Directive - Repeat the listing exactly as given, omitting every image.

Given material -
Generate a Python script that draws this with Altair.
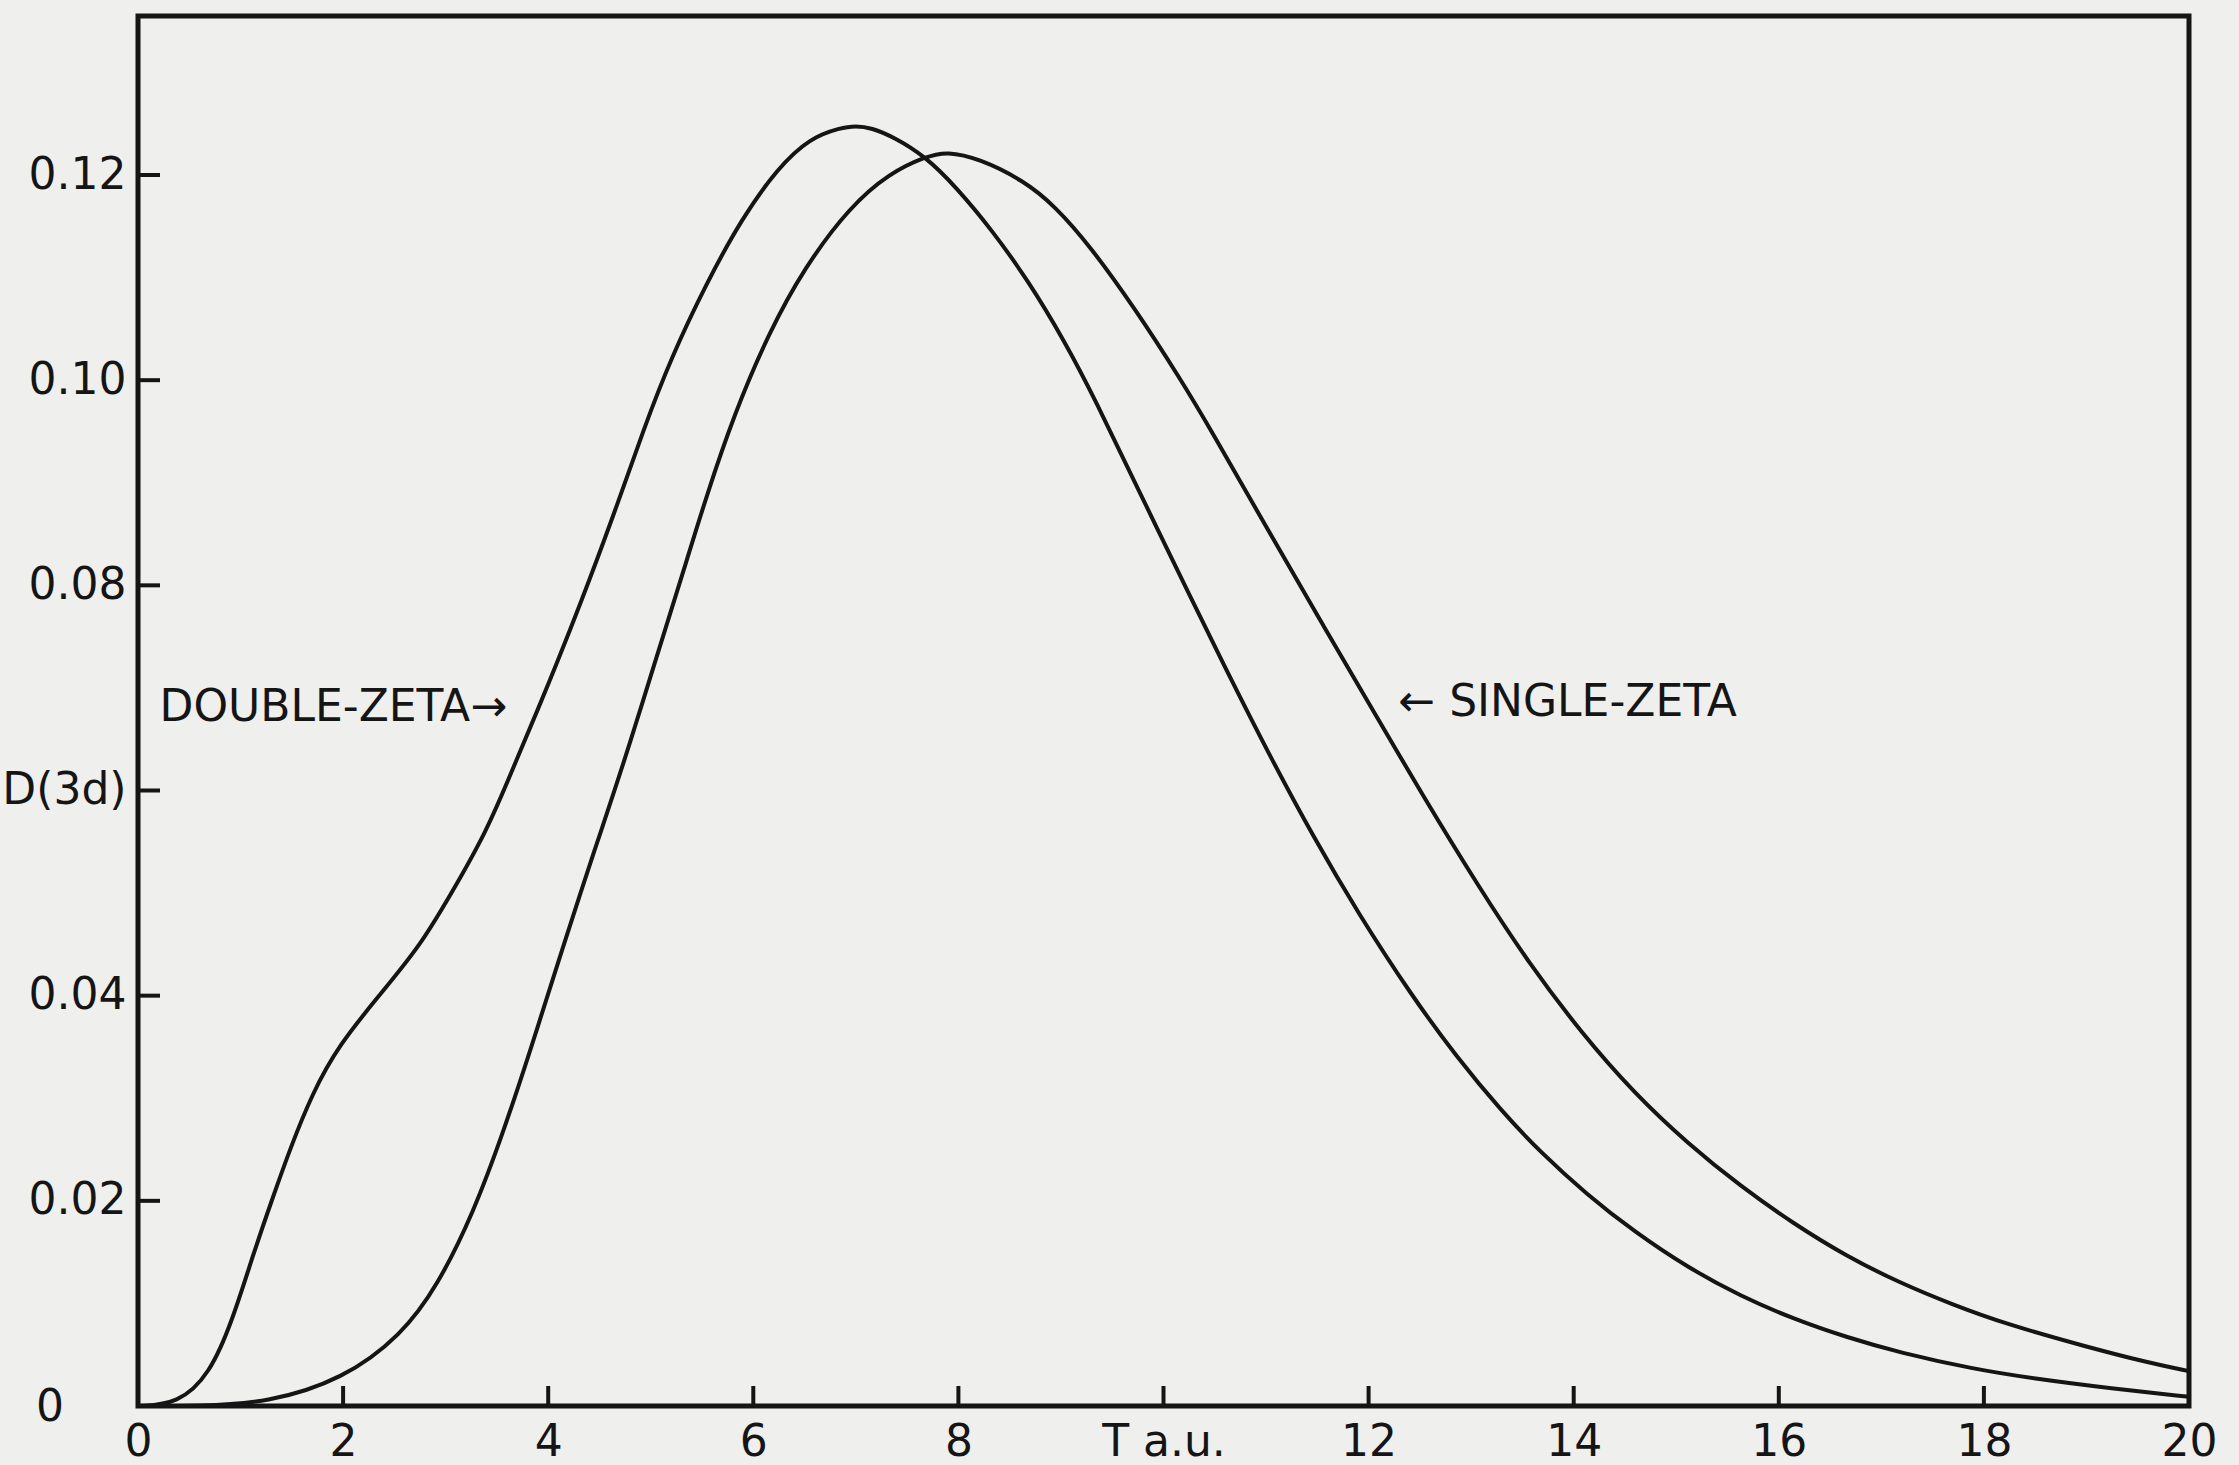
import altair as alt
import pandas as pd

# ---- data ----
x_double = [0.0, 0.39, 0.7, 0.92, 1.13, 1.31, 1.48, 1.70, 1.96, 2.35, 2.74, 3.04, 3.40, 3.65,
            3.92, 4.08, 4.31, 4.63, 4.94, 5.2, 5.54, 5.89, 6.24, 6.55, 6.85, 7.0, 7.15, 7.37,
            7.68, 7.98, 8.33, 8.68, 9.03, 9.33, 9.77, 10.29, 10.64, 11.03, 11.46, 11.9, 12.42,
            12.86, 13.30, 13.67, 14.13, 14.59, 15.11, 15.63, 16.14, 16.66, 17.18, 17.9, 18.47,
            19.25, 20.0]
y_double = [0.0, 0.0002, 0.0031, 0.0083, 0.0150, 0.0202, 0.0250, 0.0305, 0.0352, 0.0400, 0.0447,
            0.0497, 0.0560, 0.0620, 0.0684, 0.0723, 0.0781, 0.0866, 0.0955, 0.1022, 0.1094,
            0.1158, 0.1207, 0.1236, 0.1246, 0.1248, 0.1246, 0.1237, 0.1218, 0.1188, 0.1146,
            0.1097, 0.1039, 0.0982, 0.0890, 0.0783, 0.0712, 0.0635, 0.0555, 0.0480, 0.0400,
            0.0340, 0.0287, 0.0248, 0.0206, 0.0170, 0.0135, 0.0107, 0.0085, 0.0067, 0.0052,
            0.0036, 0.0027, 0.0017, 0.0009]

x_single = [0.0, 0.6, 1.26, 2.0, 2.57, 2.92, 3.27, 3.57, 3.83, 4.05, 4.33, 4.5, 4.73, 4.92, 5.15,
            5.35, 5.54, 5.81, 6.15, 6.5, 6.94, 7.33, 7.68, 7.89, 8.2, 8.63, 8.94, 9.29, 9.72,
            10.16, 10.46, 11.03, 11.55, 12.08, 12.51, 13.08, 13.56, 14.08, 14.59, 15.11, 15.63,
            16.14, 16.66, 17.18, 17.69, 18.21, 18.99, 19.61, 20.0]
y_single = [0.0, 0.0, 0.0003, 0.0026, 0.0069, 0.0117, 0.0188, 0.0269, 0.0348, 0.0418, 0.0505,
            0.0556, 0.0625, 0.0686, 0.0760, 0.0824, 0.0886, 0.0966, 0.1046, 0.1110, 0.1169,
            0.1202, 0.1218, 0.1223, 0.1216, 0.1195, 0.1170, 0.1130, 0.1070, 0.1002, 0.0952,
            0.0852, 0.0762, 0.0672, 0.0598, 0.0505, 0.0432, 0.0363, 0.0305, 0.0256, 0.0214,
            0.0178, 0.0146, 0.0120, 0.0099, 0.0080, 0.0058, 0.0042, 0.0034]

series_names = ["DOUBLE-ZETA", "SINGLE-ZETA"]

x_axis_values = [0, 2, 4, 6, 8, 10, 12, 14, 16, 18, 20]
y_axis_values = [0.02, 0.04, 0.06, 0.08, 0.10, 0.12]
x_inner_ticks = [2, 4, 6, 8, 10, 12, 14, 16, 18]
y_inner_ticks = [0.02, 0.04, 0.06, 0.08, 0.10, 0.12]
y_zero_label = ["0"]

label_texts = ["DOUBLE-ZETA\u2192", "\u2190 SINGLE-ZETA"]
label_x = [0.21, 12.29]
label_y = [0.068, 0.0685]

# ---- tables ----
curves = pd.concat([
    pd.DataFrame({"x": x_double, "y": y_double, "series": series_names[0]}),
    pd.DataFrame({"x": x_single, "y": y_single, "series": series_names[1]}),
])
labels_df = pd.DataFrame({"x": label_x, "y": label_y, "text": label_texts})
zero_df = pd.DataFrame({"x": [0], "y": [0], "text": y_zero_label})
xt_df = pd.DataFrame({"x": x_inner_ticks})
yt_df = pd.DataFrame({"y": y_inner_ticks})

W, H = 2051, 1390
FONT = "DejaVu Sans"
INK = "#151515"
PAPER = "#efefed"

xscale = alt.Scale(domain=[0, 20], nice=False, zero=False)
yscale = alt.Scale(domain=[0, 0.1355], nice=False)

x_axis = alt.Axis(values=x_axis_values, title=None, grid=False, ticks=False, domain=False,
                  labelFontSize=44, labelFont=FONT, labelColor=INK, labelPadding=14,
                  labelFlush=False, labelOverlap=False,
                  labelExpr="datum.value == 10 ? 'T a.u.' : format(datum.value, 'd')")
y_axis = alt.Axis(values=y_axis_values, title=None, grid=False, ticks=False, domain=False,
                  labelFontSize=44, labelFont=FONT, labelColor=INK, labelPadding=12,
                  labelOverlap=False,
                  labelExpr="abs(datum.value - 0.06) < 1e-9 ? 'D(3d)' : format(datum.value, '.2f')")

lines = alt.Chart(curves).mark_line(strokeWidth=4, interpolate="basis").encode(
    x=alt.X("x:Q", scale=xscale, axis=x_axis),
    y=alt.Y("y:Q", scale=yscale, axis=y_axis),
    detail="series:N",
    color=alt.value(INK),
)

xticks = alt.Chart(xt_df).mark_rule(strokeWidth=4, color=INK).encode(
    x=alt.X("x:Q", scale=xscale),
    y=alt.value(H),
    y2=alt.value(H - 20),
)
yticks = alt.Chart(yt_df).mark_rule(strokeWidth=4, color=INK).encode(
    y=alt.Y("y:Q", scale=yscale),
    x=alt.value(0),
    x2=alt.value(22),
)

texts = alt.Chart(labels_df).mark_text(align="left", baseline="middle", fontSize=44,
                                       font=FONT, color=INK).encode(
    x=alt.X("x:Q", scale=xscale),
    y=alt.Y("y:Q", scale=yscale),
    text="text:N",
)

zero_text = alt.Chart(zero_df).mark_text(align="center", baseline="middle", fontSize=44,
                                         font=FONT, color=INK, dx=-88, dy=2).encode(
    x=alt.X("x:Q", scale=xscale),
    y=alt.Y("y:Q", scale=yscale),
    text="text:N",
)

chart = alt.layer(lines, xticks, yticks, texts, zero_text).properties(
    width=W, height=H,
    background=PAPER,
    padding={"left": 138, "top": 16, "right": 50, "bottom": 59},
    autosize=alt.AutoSizeParams(type="none"),
).configure_view(stroke=INK, strokeWidth=5, fill=PAPER, clip=False)

chart.save("out.html", embed_options={"renderer": "svg", "actions": False})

Final result -
Generate a Python script that draws this with Altair.
import altair as alt
import pandas as pd

# ---- data ----
x_double = [0.0, 0.39, 0.7, 0.92, 1.13, 1.31, 1.48, 1.70, 1.96, 2.35, 2.74, 3.04, 3.40, 3.65,
            3.92, 4.08, 4.31, 4.63, 4.94, 5.2, 5.54, 5.89, 6.24, 6.55, 6.85, 7.0, 7.15, 7.37,
            7.68, 7.98, 8.33, 8.68, 9.03, 9.33, 9.77, 10.29, 10.64, 11.03, 11.46, 11.9, 12.42,
            12.86, 13.30, 13.67, 14.13, 14.59, 15.11, 15.63, 16.14, 16.66, 17.18, 17.9, 18.47,
            19.25, 20.0]
y_double = [0.0, 0.0002, 0.0031, 0.0083, 0.0150, 0.0202, 0.0250, 0.0305, 0.0352, 0.0400, 0.0447,
            0.0497, 0.0560, 0.0620, 0.0684, 0.0723, 0.0781, 0.0866, 0.0955, 0.1022, 0.1094,
            0.1158, 0.1207, 0.1236, 0.1246, 0.1248, 0.1246, 0.1237, 0.1218, 0.1188, 0.1146,
            0.1097, 0.1039, 0.0982, 0.0890, 0.0783, 0.0712, 0.0635, 0.0555, 0.0480, 0.0400,
            0.0340, 0.0287, 0.0248, 0.0206, 0.0170, 0.0135, 0.0107, 0.0085, 0.0067, 0.0052,
            0.0036, 0.0027, 0.0017, 0.0009]

x_single = [0.0, 0.6, 1.26, 2.0, 2.57, 2.92, 3.27, 3.57, 3.83, 4.05, 4.33, 4.5, 4.73, 4.92, 5.15,
            5.35, 5.54, 5.81, 6.15, 6.5, 6.94, 7.33, 7.68, 7.89, 8.2, 8.63, 8.94, 9.29, 9.72,
            10.16, 10.46, 11.03, 11.55, 12.08, 12.51, 13.08, 13.56, 14.08, 14.59, 15.11, 15.63,
            16.14, 16.66, 17.18, 17.69, 18.21, 18.99, 19.61, 20.0]
y_single = [0.0, 0.0, 0.0003, 0.0026, 0.0069, 0.0117, 0.0188, 0.0269, 0.0348, 0.0418, 0.0505,
            0.0556, 0.0625, 0.0686, 0.0760, 0.0824, 0.0886, 0.0966, 0.1046, 0.1110, 0.1169,
            0.1202, 0.1218, 0.1223, 0.1216, 0.1195, 0.1170, 0.1130, 0.1070, 0.1002, 0.0952,
            0.0852, 0.0762, 0.0672, 0.0598, 0.0505, 0.0432, 0.0363, 0.0305, 0.0256, 0.0214,
            0.0178, 0.0146, 0.0120, 0.0099, 0.0080, 0.0058, 0.0042, 0.0034]

series_names = ["DOUBLE-ZETA", "SINGLE-ZETA"]

x_axis_values = [0, 2, 4, 6, 8, 10, 12, 14, 16, 18, 20]
y_axis_values = [0.02, 0.04, 0.06, 0.08, 0.10, 0.12]
x_inner_ticks = [2, 4, 6, 8, 10, 12, 14, 16, 18]
y_inner_ticks = [0.02, 0.04, 0.06, 0.08, 0.10, 0.12]
y_zero_label = ["0"]

label_texts = ["DOUBLE-ZETA\u2192", "\u2190 SINGLE-ZETA"]
label_x = [0.21, 12.29]
label_y = [0.068, 0.0685]

# ---- tables ----
curves = pd.concat([
    pd.DataFrame({"x": x_double, "y": y_double, "series": series_names[0]}),
    pd.DataFrame({"x": x_single, "y": y_single, "series": series_names[1]}),
])
labels_df = pd.DataFrame({"x": label_x, "y": label_y, "text": label_texts})
zero_df = pd.DataFrame({"x": [0], "y": [0], "text": y_zero_label})
xt_df = pd.DataFrame({"x": x_inner_ticks})
yt_df = pd.DataFrame({"y": y_inner_ticks})

W, H = 2051, 1390
FONT = "DejaVu Sans"
INK = "#151515"
PAPER = "#efefed"

xscale = alt.Scale(domain=[0, 20], nice=False, zero=False)
yscale = alt.Scale(domain=[0, 0.1355], nice=False)

x_axis = alt.Axis(values=x_axis_values, title=None, grid=False, ticks=False, domain=False,
                  labelFontSize=44, labelFont=FONT, labelColor=INK, labelPadding=14,
                  labelFlush=False, labelOverlap=False,
                  labelExpr="datum.value == 10 ? 'T a.u.' : format(datum.value, 'd')")
y_axis = alt.Axis(values=y_axis_values, title=None, grid=False, ticks=False, domain=False,
                  labelFontSize=44, labelFont=FONT, labelColor=INK, labelPadding=12,
                  labelOverlap=False,
                  labelExpr="abs(datum.value - 0.06) < 1e-9 ? 'D(3d)' : format(datum.value, '.2f')")

lines = alt.Chart(curves).mark_line(strokeWidth=4, interpolate="basis").encode(
    x=alt.X("x:Q", scale=xscale, axis=x_axis),
    y=alt.Y("y:Q", scale=yscale, axis=y_axis),
    detail="series:N",
    color=alt.value(INK),
)

xticks = alt.Chart(xt_df).mark_rule(strokeWidth=4, color=INK).encode(
    x=alt.X("x:Q", scale=xscale),
    y=alt.value(H),
    y2=alt.value(H - 20),
)
yticks = alt.Chart(yt_df).mark_rule(strokeWidth=4, color=INK).encode(
    y=alt.Y("y:Q", scale=yscale),
    x=alt.value(0),
    x2=alt.value(22),
)

texts = alt.Chart(labels_df).mark_text(align="left", baseline="middle", fontSize=44,
                                       font=FONT, color=INK).encode(
    x=alt.X("x:Q", scale=xscale),
    y=alt.Y("y:Q", scale=yscale),
    text="text:N",
)

zero_text = alt.Chart(zero_df).mark_text(align="center", baseline="middle", fontSize=44,
                                         font=FONT, color=INK, dx=-88, dy=2).encode(
    x=alt.X("x:Q", scale=xscale),
    y=alt.Y("y:Q", scale=yscale),
    text="text:N",
)

chart = alt.layer(lines, xticks, yticks, texts, zero_text).properties(
    width=W, height=H,
    background=PAPER,
    padding={"left": 138, "top": 16, "right": 50, "bottom": 59},
    autosize=alt.AutoSizeParams(type="none"),
).configure_view(stroke=INK, strokeWidth=5, fill=PAPER, clip=False)

chart.save("out.html", embed_options={"renderer": "svg", "actions": False})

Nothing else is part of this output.